• **Provided material**

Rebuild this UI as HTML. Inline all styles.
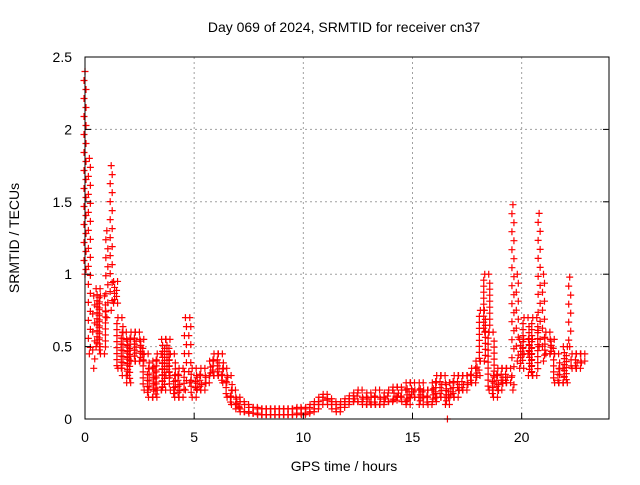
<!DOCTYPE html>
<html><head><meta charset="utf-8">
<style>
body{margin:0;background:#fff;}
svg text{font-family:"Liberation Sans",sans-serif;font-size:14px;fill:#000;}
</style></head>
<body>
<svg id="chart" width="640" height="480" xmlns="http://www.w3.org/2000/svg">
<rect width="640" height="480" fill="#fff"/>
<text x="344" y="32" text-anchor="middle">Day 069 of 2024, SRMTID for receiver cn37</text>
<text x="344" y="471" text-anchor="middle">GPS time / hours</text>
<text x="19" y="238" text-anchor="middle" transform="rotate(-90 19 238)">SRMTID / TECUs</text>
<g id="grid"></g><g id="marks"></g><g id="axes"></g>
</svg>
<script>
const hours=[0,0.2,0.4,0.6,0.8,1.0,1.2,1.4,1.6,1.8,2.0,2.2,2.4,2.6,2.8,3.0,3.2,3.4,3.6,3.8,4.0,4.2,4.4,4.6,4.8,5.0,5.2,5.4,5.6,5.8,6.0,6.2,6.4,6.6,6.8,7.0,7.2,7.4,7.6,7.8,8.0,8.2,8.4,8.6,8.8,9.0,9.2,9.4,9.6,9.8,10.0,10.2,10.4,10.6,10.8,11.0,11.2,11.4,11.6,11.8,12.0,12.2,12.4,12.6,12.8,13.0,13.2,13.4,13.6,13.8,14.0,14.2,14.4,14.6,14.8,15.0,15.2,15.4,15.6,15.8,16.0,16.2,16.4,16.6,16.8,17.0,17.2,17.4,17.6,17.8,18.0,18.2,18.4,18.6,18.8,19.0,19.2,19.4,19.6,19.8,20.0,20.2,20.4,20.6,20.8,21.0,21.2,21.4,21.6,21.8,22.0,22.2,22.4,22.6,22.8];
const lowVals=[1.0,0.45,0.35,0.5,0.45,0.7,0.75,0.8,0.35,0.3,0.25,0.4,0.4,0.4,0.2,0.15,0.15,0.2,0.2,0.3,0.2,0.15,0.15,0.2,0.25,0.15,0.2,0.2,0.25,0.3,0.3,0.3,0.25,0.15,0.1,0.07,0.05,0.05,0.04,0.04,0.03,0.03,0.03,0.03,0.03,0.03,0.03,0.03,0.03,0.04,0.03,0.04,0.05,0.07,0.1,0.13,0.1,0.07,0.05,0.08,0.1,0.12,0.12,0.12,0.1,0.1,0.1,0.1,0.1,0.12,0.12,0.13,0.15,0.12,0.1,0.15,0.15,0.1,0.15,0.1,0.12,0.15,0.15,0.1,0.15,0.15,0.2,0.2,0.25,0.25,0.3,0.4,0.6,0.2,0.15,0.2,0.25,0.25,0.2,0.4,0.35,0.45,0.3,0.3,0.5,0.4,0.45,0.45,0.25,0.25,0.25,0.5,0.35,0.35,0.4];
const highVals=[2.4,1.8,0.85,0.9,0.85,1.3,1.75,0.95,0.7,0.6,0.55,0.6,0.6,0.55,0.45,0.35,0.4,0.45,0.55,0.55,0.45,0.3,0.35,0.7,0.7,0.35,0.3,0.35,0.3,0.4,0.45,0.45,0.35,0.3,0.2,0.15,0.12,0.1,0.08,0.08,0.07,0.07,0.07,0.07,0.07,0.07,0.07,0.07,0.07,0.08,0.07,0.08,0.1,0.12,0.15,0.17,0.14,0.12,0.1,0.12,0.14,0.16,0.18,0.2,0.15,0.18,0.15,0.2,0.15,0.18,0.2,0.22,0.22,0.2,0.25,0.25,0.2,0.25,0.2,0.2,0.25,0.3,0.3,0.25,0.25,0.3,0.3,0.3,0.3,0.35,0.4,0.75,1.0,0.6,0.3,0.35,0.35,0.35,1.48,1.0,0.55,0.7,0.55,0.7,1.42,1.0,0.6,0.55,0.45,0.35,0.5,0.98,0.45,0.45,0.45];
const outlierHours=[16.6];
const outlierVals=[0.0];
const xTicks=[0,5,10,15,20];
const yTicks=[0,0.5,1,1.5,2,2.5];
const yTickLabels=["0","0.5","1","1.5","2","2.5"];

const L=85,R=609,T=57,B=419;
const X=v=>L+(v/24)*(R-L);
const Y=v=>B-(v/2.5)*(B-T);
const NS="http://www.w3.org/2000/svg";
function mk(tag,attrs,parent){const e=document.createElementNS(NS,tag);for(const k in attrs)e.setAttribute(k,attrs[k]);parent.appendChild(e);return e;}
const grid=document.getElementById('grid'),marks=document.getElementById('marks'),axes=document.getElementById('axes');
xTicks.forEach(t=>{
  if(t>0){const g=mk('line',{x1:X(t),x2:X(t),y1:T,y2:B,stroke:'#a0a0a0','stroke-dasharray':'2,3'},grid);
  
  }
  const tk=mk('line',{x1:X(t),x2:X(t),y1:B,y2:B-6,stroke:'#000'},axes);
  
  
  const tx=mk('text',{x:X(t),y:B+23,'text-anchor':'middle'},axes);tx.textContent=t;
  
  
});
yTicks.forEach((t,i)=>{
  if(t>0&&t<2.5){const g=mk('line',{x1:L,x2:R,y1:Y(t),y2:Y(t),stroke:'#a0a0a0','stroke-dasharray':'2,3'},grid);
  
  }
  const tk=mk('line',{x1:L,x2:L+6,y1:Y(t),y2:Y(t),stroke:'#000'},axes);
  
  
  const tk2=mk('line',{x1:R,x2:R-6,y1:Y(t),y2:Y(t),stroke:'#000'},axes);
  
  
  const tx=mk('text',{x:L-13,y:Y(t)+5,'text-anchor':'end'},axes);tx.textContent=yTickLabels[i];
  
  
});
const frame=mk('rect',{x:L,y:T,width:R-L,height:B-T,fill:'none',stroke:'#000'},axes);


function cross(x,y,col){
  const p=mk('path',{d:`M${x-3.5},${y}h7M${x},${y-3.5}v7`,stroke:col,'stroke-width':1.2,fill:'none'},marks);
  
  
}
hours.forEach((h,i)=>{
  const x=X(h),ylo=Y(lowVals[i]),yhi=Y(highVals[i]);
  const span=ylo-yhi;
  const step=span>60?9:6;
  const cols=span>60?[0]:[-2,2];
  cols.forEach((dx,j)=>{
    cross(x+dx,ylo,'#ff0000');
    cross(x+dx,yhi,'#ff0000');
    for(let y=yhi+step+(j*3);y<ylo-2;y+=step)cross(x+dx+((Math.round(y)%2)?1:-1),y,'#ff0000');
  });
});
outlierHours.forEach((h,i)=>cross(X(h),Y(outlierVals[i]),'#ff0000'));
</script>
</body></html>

• **Exercise aim**
Copy out all the data without changing anything, and drop the pictures.

• **Solution**
Rebuild this UI as HTML. Inline all styles.
<!DOCTYPE html>
<html><head><meta charset="utf-8">
<style>
body{margin:0;background:#fff;}
svg text{font-family:"Liberation Sans",sans-serif;font-size:14px;fill:#000;}
</style></head>
<body>
<svg id="chart" width="640" height="480" xmlns="http://www.w3.org/2000/svg">
<rect width="640" height="480" fill="#fff"/>
<text x="344" y="32" text-anchor="middle">Day 069 of 2024, SRMTID for receiver cn37</text>
<text x="344" y="471" text-anchor="middle">GPS time / hours</text>
<text x="19" y="238" text-anchor="middle" transform="rotate(-90 19 238)">SRMTID / TECUs</text>
<g id="grid"></g><g id="marks"></g><g id="axes"></g>
</svg>
<script>
const hours=[0,0.2,0.4,0.6,0.8,1.0,1.2,1.4,1.6,1.8,2.0,2.2,2.4,2.6,2.8,3.0,3.2,3.4,3.6,3.8,4.0,4.2,4.4,4.6,4.8,5.0,5.2,5.4,5.6,5.8,6.0,6.2,6.4,6.6,6.8,7.0,7.2,7.4,7.6,7.8,8.0,8.2,8.4,8.6,8.8,9.0,9.2,9.4,9.6,9.8,10.0,10.2,10.4,10.6,10.8,11.0,11.2,11.4,11.6,11.8,12.0,12.2,12.4,12.6,12.8,13.0,13.2,13.4,13.6,13.8,14.0,14.2,14.4,14.6,14.8,15.0,15.2,15.4,15.6,15.8,16.0,16.2,16.4,16.6,16.8,17.0,17.2,17.4,17.6,17.8,18.0,18.2,18.4,18.6,18.8,19.0,19.2,19.4,19.6,19.8,20.0,20.2,20.4,20.6,20.8,21.0,21.2,21.4,21.6,21.8,22.0,22.2,22.4,22.6,22.8];
const lowVals=[1.0,0.45,0.35,0.5,0.45,0.7,0.75,0.8,0.35,0.3,0.25,0.4,0.4,0.4,0.2,0.15,0.15,0.2,0.2,0.3,0.2,0.15,0.15,0.2,0.25,0.15,0.2,0.2,0.25,0.3,0.3,0.3,0.25,0.15,0.1,0.07,0.05,0.05,0.04,0.04,0.03,0.03,0.03,0.03,0.03,0.03,0.03,0.03,0.03,0.04,0.03,0.04,0.05,0.07,0.1,0.13,0.1,0.07,0.05,0.08,0.1,0.12,0.12,0.12,0.1,0.1,0.1,0.1,0.1,0.12,0.12,0.13,0.15,0.12,0.1,0.15,0.15,0.1,0.15,0.1,0.12,0.15,0.15,0.1,0.15,0.15,0.2,0.2,0.25,0.25,0.3,0.4,0.6,0.2,0.15,0.2,0.25,0.25,0.2,0.4,0.35,0.45,0.3,0.3,0.5,0.4,0.45,0.45,0.25,0.25,0.25,0.5,0.35,0.35,0.4];
const highVals=[2.4,1.8,0.85,0.9,0.85,1.3,1.75,0.95,0.7,0.6,0.55,0.6,0.6,0.55,0.45,0.35,0.4,0.45,0.55,0.55,0.45,0.3,0.35,0.7,0.7,0.35,0.3,0.35,0.3,0.4,0.45,0.45,0.35,0.3,0.2,0.15,0.12,0.1,0.08,0.08,0.07,0.07,0.07,0.07,0.07,0.07,0.07,0.07,0.07,0.08,0.07,0.08,0.1,0.12,0.15,0.17,0.14,0.12,0.1,0.12,0.14,0.16,0.18,0.2,0.15,0.18,0.15,0.2,0.15,0.18,0.2,0.22,0.22,0.2,0.25,0.25,0.2,0.25,0.2,0.2,0.25,0.3,0.3,0.25,0.25,0.3,0.3,0.3,0.3,0.35,0.4,0.75,1.0,0.6,0.3,0.35,0.35,0.35,1.48,1.0,0.55,0.7,0.55,0.7,1.42,1.0,0.6,0.55,0.45,0.35,0.5,0.98,0.45,0.45,0.45];
const outlierHours=[16.6];
const outlierVals=[0.0];
const xTicks=[0,5,10,15,20];
const yTicks=[0,0.5,1,1.5,2,2.5];
const yTickLabels=["0","0.5","1","1.5","2","2.5"];

const L=85,R=609,T=57,B=419;
const X=v=>L+(v/24)*(R-L);
const Y=v=>B-(v/2.5)*(B-T);
const NS="http://www.w3.org/2000/svg";
function mk(tag,attrs,parent){const e=document.createElementNS(NS,tag);for(const k in attrs)e.setAttribute(k,attrs[k]);parent.appendChild(e);return e;}
const grid=document.getElementById('grid'),marks=document.getElementById('marks'),axes=document.getElementById('axes');
xTicks.forEach(t=>{
  if(t>0){const g=mk('line',{x1:X(t),x2:X(t),y1:T,y2:B,stroke:'#a0a0a0','stroke-dasharray':'2,3'},grid);
  
  }
  const tk=mk('line',{x1:X(t),x2:X(t),y1:B,y2:B-6,stroke:'#000'},axes);
  
  
  const tx=mk('text',{x:X(t),y:B+23,'text-anchor':'middle'},axes);tx.textContent=t;
  
  
});
yTicks.forEach((t,i)=>{
  if(t>0&&t<2.5){const g=mk('line',{x1:L,x2:R,y1:Y(t),y2:Y(t),stroke:'#a0a0a0','stroke-dasharray':'2,3'},grid);
  
  }
  const tk=mk('line',{x1:L,x2:L+6,y1:Y(t),y2:Y(t),stroke:'#000'},axes);
  
  
  const tk2=mk('line',{x1:R,x2:R-6,y1:Y(t),y2:Y(t),stroke:'#000'},axes);
  
  
  const tx=mk('text',{x:L-13,y:Y(t)+5,'text-anchor':'end'},axes);tx.textContent=yTickLabels[i];
  
  
});
const frame=mk('rect',{x:L,y:T,width:R-L,height:B-T,fill:'none',stroke:'#000'},axes);


function cross(x,y,col){
  const p=mk('path',{d:`M${x-3.5},${y}h7M${x},${y-3.5}v7`,stroke:col,'stroke-width':1.2,fill:'none'},marks);
  
  
}
hours.forEach((h,i)=>{
  const x=X(h),ylo=Y(lowVals[i]),yhi=Y(highVals[i]);
  const span=ylo-yhi;
  const step=span>60?9:6;
  const cols=span>60?[0]:[-2,2];
  cols.forEach((dx,j)=>{
    cross(x+dx,ylo,'#ff0000');
    cross(x+dx,yhi,'#ff0000');
    for(let y=yhi+step+(j*3);y<ylo-2;y+=step)cross(x+dx+((Math.round(y)%2)?1:-1),y,'#ff0000');
  });
});
outlierHours.forEach((h,i)=>cross(X(h),Y(outlierVals[i]),'#ff0000'));
</script>
</body></html>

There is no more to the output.